• TASK STATEMENT:
Can you transcribe every line exactly and leave the pictures behind?
============
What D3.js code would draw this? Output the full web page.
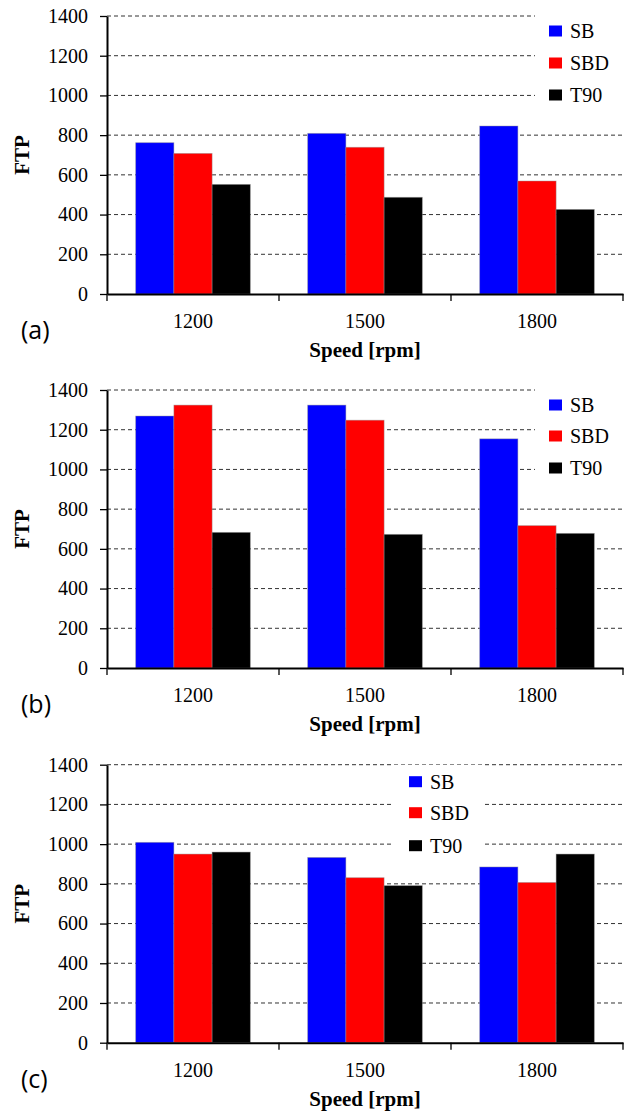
<!DOCTYPE html>
<html>
<head>
<meta charset="utf-8">
<script src="https://cdn.jsdelivr.net/npm/d3@7"></script>
<style>
  html, body { margin: 0; padding: 0; background: #fff; }
  svg { display: block; }
</style>
</head>
<body>
<script>
// ---- data ----
const categories = ["1200", "1500", "1800"];
const seriesNames = ["SB", "SBD", "T90"];
const seriesColors = ["#0000FF", "#FF0000", "#000000"];
const yTicks = [0, 200, 400, 600, 800, 1000, 1200, 1400];

const panelA_SB  = [762, 809, 846];
const panelA_SBD = [708, 739, 569];
const panelA_T90 = [552, 487, 426];

const panelB_SB  = [1269, 1324, 1154];
const panelB_SBD = [1324, 1248, 717];
const panelB_T90 = [683, 673, 678];

const panelC_SB  = [1009, 933, 885];
const panelC_SBD = [950, 831, 807];
const panelC_T90 = [960, 791, 950];

const panelLabels = ["(a)", "(b)", "(c)"];
const xTitle = "Speed [rpm]";
const yTitle = "FTP";

const panels = [
  { label: panelLabels[0], values: [panelA_SB, panelA_SBD, panelA_T90], top: 16,    legend: { x: 549, boxX: 535, boxW: 90, offs: [15, 47, 79] } },
  { label: panelLabels[1], values: [panelB_SB, panelB_SBD, panelB_T90], top: 390,   legend: { x: 549, boxX: 535, boxW: 90, offs: [15, 46, 78] } },
  { label: panelLabels[2], values: [panelC_SB, panelC_SBD, panelC_T90], top: 764.7, legend: { x: 409, boxX: 393, boxW: 92, offs: [17, 48, 81] } }
];

// ---- layout ----
const W = 625, H = 1113;
const left = 107, right = 623, plotH = 278;
const serif = "Liberation Serif, Times New Roman, serif";

const svg = d3.select("body").append("svg").attr("width", W).attr("height", H)
  .style("font-family", serif);

const x = d3.scaleBand().domain(categories).range([left, right]).paddingInner(0).paddingOuter(0);
const xs = d3.scaleBand().domain(seriesNames).range([0, x.bandwidth()]).paddingInner(0).paddingOuter(0.75);

panels.forEach(p => {
  const y = d3.scaleLinear().domain([0, 1400]).range([p.top + plotH, p.top]);
  const g = svg.append("g");
  const y0 = y(0);

  // gridlines
  g.append("g").selectAll("line").data(yTicks.filter(t => t > 0)).join("line")
    .attr("x1", left).attr("x2", right)
    .attr("y1", d => y(d)).attr("y2", d => y(d))
    .attr("stroke", "#333").attr("stroke-width", 1)
    .attr("stroke-dasharray", "4,3");

  // bars
  seriesNames.forEach((s, si) => {
    g.append("g").selectAll("rect").data(p.values[si]).join("rect")
      .attr("x", (d, i) => x(categories[i]) + xs(s))
      .attr("width", xs.bandwidth())
      .attr("y", d => y(d))
      .attr("height", d => y0 - y(d))
      .attr("fill", seriesColors[si])
      .attr("stroke", "rgba(150,150,150,0.55)")
      .attr("stroke-width", 0.8);
  });

  // y axis
  const yAxis = d3.axisLeft(y).tickValues(yTicks).tickFormat(d3.format("d"))
    .tickSize(7).tickSizeOuter(0).tickPadding(12);
  const ya = g.append("g").attr("transform", `translate(${left},0)`).call(yAxis)
    .attr("font-family", serif).attr("font-size", 20);
  ya.select(".domain").attr("stroke", "#000").attr("stroke-width", 2);
  ya.selectAll(".tick line").attr("stroke", "#000").attr("stroke-width", 1.3);
  ya.selectAll(".tick text").style("font-family", serif).style("font-size", "20px").attr("fill", "#000");

  // x axis
  const xAxis = d3.axisBottom(x).tickSize(0).tickSizeOuter(0).tickPadding(20);
  const xa = g.append("g").attr("transform", `translate(0,${y0})`).call(xAxis)
    .attr("font-family", serif).attr("font-size", 20);
  xa.select(".domain").attr("stroke", "#000").attr("stroke-width", 2);
  xa.selectAll(".tick text").style("font-family", serif).style("font-size", "20px").attr("fill", "#000");
  const bounds = categories.map(c => x(c)).concat([x.range()[1]]);
  g.append("g").selectAll("line").data(bounds).join("line")
    .attr("x1", d => d).attr("x2", d => d)
    .attr("y1", y0).attr("y2", y0 + 7)
    .attr("stroke", "#000").attr("stroke-width", 1.3);

  // axis titles
  g.append("text")
    .attr("transform", `translate(29,${(p.top + y0) / 2}) rotate(-90)`)
    .attr("text-anchor", "middle")
    .style("font-family", serif).attr("font-weight", "bold").style("font-size", "21px")
    .text(yTitle);
  g.append("text")
    .attr("x", (left + right) / 2).attr("y", y0 + 63)
    .attr("text-anchor", "middle")
    .style("font-family", serif).attr("font-weight", "bold").style("font-size", "21px")
    .text(xTitle);

  // panel label
  g.append("text")
    .attr("x", 21).attr("y", y0 + 45)
    .style("font-family", "Open Sans, Lato, sans-serif").style("font-size", "25px")
    .attr("fill", "#000")
    .text(p.label);

  // legend
  const L = p.legend;
  g.append("rect")
    .attr("x", L.boxX).attr("y", p.top + L.offs[0] - 17)
    .attr("width", L.boxW).attr("height", L.offs[2] - L.offs[0] + 34)
    .attr("fill", "#fff");
  seriesNames.forEach((s, si) => {
    const cy = p.top + L.offs[si];
    g.append("rect")
      .attr("x", L.x).attr("y", cy - 5.5)
      .attr("width", 13).attr("height", 11)
      .attr("fill", seriesColors[si]);
    g.append("text")
      .attr("x", L.x + 21).attr("y", cy + 7)
      .style("font-family", serif).style("font-size", "20px").attr("fill", "#000")
      .text(s);
  });
});
</script>
</body>
</html>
============
• COMPLETED TASK:
What D3.js code would draw this? Output the full web page.
<!DOCTYPE html>
<html>
<head>
<meta charset="utf-8">
<script src="https://cdn.jsdelivr.net/npm/d3@7"></script>
<style>
  html, body { margin: 0; padding: 0; background: #fff; }
  svg { display: block; }
</style>
</head>
<body>
<script>
// ---- data ----
const categories = ["1200", "1500", "1800"];
const seriesNames = ["SB", "SBD", "T90"];
const seriesColors = ["#0000FF", "#FF0000", "#000000"];
const yTicks = [0, 200, 400, 600, 800, 1000, 1200, 1400];

const panelA_SB  = [762, 809, 846];
const panelA_SBD = [708, 739, 569];
const panelA_T90 = [552, 487, 426];

const panelB_SB  = [1269, 1324, 1154];
const panelB_SBD = [1324, 1248, 717];
const panelB_T90 = [683, 673, 678];

const panelC_SB  = [1009, 933, 885];
const panelC_SBD = [950, 831, 807];
const panelC_T90 = [960, 791, 950];

const panelLabels = ["(a)", "(b)", "(c)"];
const xTitle = "Speed [rpm]";
const yTitle = "FTP";

const panels = [
  { label: panelLabels[0], values: [panelA_SB, panelA_SBD, panelA_T90], top: 16,    legend: { x: 549, boxX: 535, boxW: 90, offs: [15, 47, 79] } },
  { label: panelLabels[1], values: [panelB_SB, panelB_SBD, panelB_T90], top: 390,   legend: { x: 549, boxX: 535, boxW: 90, offs: [15, 46, 78] } },
  { label: panelLabels[2], values: [panelC_SB, panelC_SBD, panelC_T90], top: 764.7, legend: { x: 409, boxX: 393, boxW: 92, offs: [17, 48, 81] } }
];

// ---- layout ----
const W = 625, H = 1113;
const left = 107, right = 623, plotH = 278;
const serif = "Liberation Serif, Times New Roman, serif";

const svg = d3.select("body").append("svg").attr("width", W).attr("height", H)
  .style("font-family", serif);

const x = d3.scaleBand().domain(categories).range([left, right]).paddingInner(0).paddingOuter(0);
const xs = d3.scaleBand().domain(seriesNames).range([0, x.bandwidth()]).paddingInner(0).paddingOuter(0.75);

panels.forEach(p => {
  const y = d3.scaleLinear().domain([0, 1400]).range([p.top + plotH, p.top]);
  const g = svg.append("g");
  const y0 = y(0);

  // gridlines
  g.append("g").selectAll("line").data(yTicks.filter(t => t > 0)).join("line")
    .attr("x1", left).attr("x2", right)
    .attr("y1", d => y(d)).attr("y2", d => y(d))
    .attr("stroke", "#333").attr("stroke-width", 1)
    .attr("stroke-dasharray", "4,3");

  // bars
  seriesNames.forEach((s, si) => {
    g.append("g").selectAll("rect").data(p.values[si]).join("rect")
      .attr("x", (d, i) => x(categories[i]) + xs(s))
      .attr("width", xs.bandwidth())
      .attr("y", d => y(d))
      .attr("height", d => y0 - y(d))
      .attr("fill", seriesColors[si])
      .attr("stroke", "rgba(150,150,150,0.55)")
      .attr("stroke-width", 0.8);
  });

  // y axis
  const yAxis = d3.axisLeft(y).tickValues(yTicks).tickFormat(d3.format("d"))
    .tickSize(7).tickSizeOuter(0).tickPadding(12);
  const ya = g.append("g").attr("transform", `translate(${left},0)`).call(yAxis)
    .attr("font-family", serif).attr("font-size", 20);
  ya.select(".domain").attr("stroke", "#000").attr("stroke-width", 2);
  ya.selectAll(".tick line").attr("stroke", "#000").attr("stroke-width", 1.3);
  ya.selectAll(".tick text").style("font-family", serif).style("font-size", "20px").attr("fill", "#000");

  // x axis
  const xAxis = d3.axisBottom(x).tickSize(0).tickSizeOuter(0).tickPadding(20);
  const xa = g.append("g").attr("transform", `translate(0,${y0})`).call(xAxis)
    .attr("font-family", serif).attr("font-size", 20);
  xa.select(".domain").attr("stroke", "#000").attr("stroke-width", 2);
  xa.selectAll(".tick text").style("font-family", serif).style("font-size", "20px").attr("fill", "#000");
  const bounds = categories.map(c => x(c)).concat([x.range()[1]]);
  g.append("g").selectAll("line").data(bounds).join("line")
    .attr("x1", d => d).attr("x2", d => d)
    .attr("y1", y0).attr("y2", y0 + 7)
    .attr("stroke", "#000").attr("stroke-width", 1.3);

  // axis titles
  g.append("text")
    .attr("transform", `translate(29,${(p.top + y0) / 2}) rotate(-90)`)
    .attr("text-anchor", "middle")
    .style("font-family", serif).attr("font-weight", "bold").style("font-size", "21px")
    .text(yTitle);
  g.append("text")
    .attr("x", (left + right) / 2).attr("y", y0 + 63)
    .attr("text-anchor", "middle")
    .style("font-family", serif).attr("font-weight", "bold").style("font-size", "21px")
    .text(xTitle);

  // panel label
  g.append("text")
    .attr("x", 21).attr("y", y0 + 45)
    .style("font-family", "Open Sans, Lato, sans-serif").style("font-size", "25px")
    .attr("fill", "#000")
    .text(p.label);

  // legend
  const L = p.legend;
  g.append("rect")
    .attr("x", L.boxX).attr("y", p.top + L.offs[0] - 17)
    .attr("width", L.boxW).attr("height", L.offs[2] - L.offs[0] + 34)
    .attr("fill", "#fff");
  seriesNames.forEach((s, si) => {
    const cy = p.top + L.offs[si];
    g.append("rect")
      .attr("x", L.x).attr("y", cy - 5.5)
      .attr("width", 13).attr("height", 11)
      .attr("fill", seriesColors[si]);
    g.append("text")
      .attr("x", L.x + 21).attr("y", cy + 7)
      .style("font-family", serif).style("font-size", "20px").attr("fill", "#000")
      .text(s);
  });
});
</script>
</body>
</html>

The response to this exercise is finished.